“Change your life today. Don’t gamble on the future, act now, without delay” – Simone de Beauvoir
If life was measured by origami skills, I’d have a serious problem.
The other day I did the unthinkable: I searched out an old acquaintance on social media.
There are numerous reasons never to do this, the main one being it’s only going to make you feel bad about yourself. Because comparison always does.
A quick memo on comparison:
- You compare yourself to someone else and you lose: their lives seem better, more fulfilled. You think it’s just this one person leading a better life? Think again! Clicking through on their page is only going to make you believe every other person you come across has a better life than the one before. It’s a snowball effect of misery waiting to play avalanche on your self-esteem.
- You compare yourself to someone else and you win: or so you think. Ask yourself why you picked this particular person to measure yourself up to with. Possibly because you knew, deep down, you’d look better. Which is merely a sad way to cover the fact you’re displeased with your life as is. This rush of “look at me being superior!” will run off quickly, only to be succeeded by default unhappiness.
Either way you spin it, social comparison leads to despair. I know this, yet I fell for it as I recognised someone on the background of a TV show and suddenly wondered how they’d ended up.
Well… Let me put it this way: their life evolved itself a little different from mine. And by little I mean a lot!
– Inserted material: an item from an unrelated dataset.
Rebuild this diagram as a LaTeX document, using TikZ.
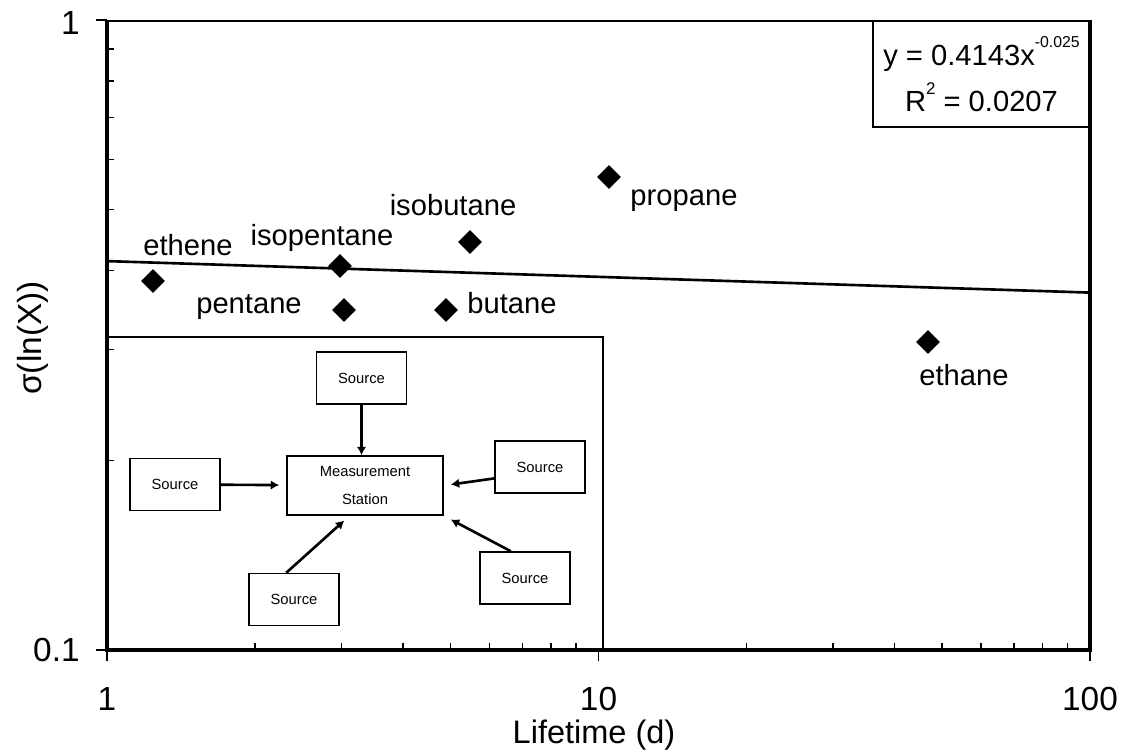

After the initial shock (and familiar the-whole-world-is-moving-forward-and-I’m-standing-still-feeling) wore off, I realised we’re both where we need to be in life, her going her way and me going mine.
And don’t need to prove anything to anyone (although I wish I could run 10k in under less than one hour like her).
If life was an origami paper, she’s folded hers into a different shape than I did mine. In all honesty: I don’t even know what shape I am aiming for! The only bloody thing I can actually fold successfully is a frog!
And I don’t want to be a frog, I want to be something else.
Something delicate, something special. The kind of origami you can only create after years of trying.
Because what’s the point in being like everyone else?
So I keep trying to fold something special, failing, and unfolding again. I keep straightening my paper down, drumming my fingers on the table impatiently before trying out something new.
I refuse to listen to how others folded their papers. And that’s where this woman and me went different ways: she followed instructions and created something beautiful. An origami creature that matches that of many others, but makes her (and many others) happy.
I don’t want something beautiful. I don’t want my silly frog! I want something exceptional. Something incomparable.
Because comparison never made anyone happy, and I want to be happy, but happy my way.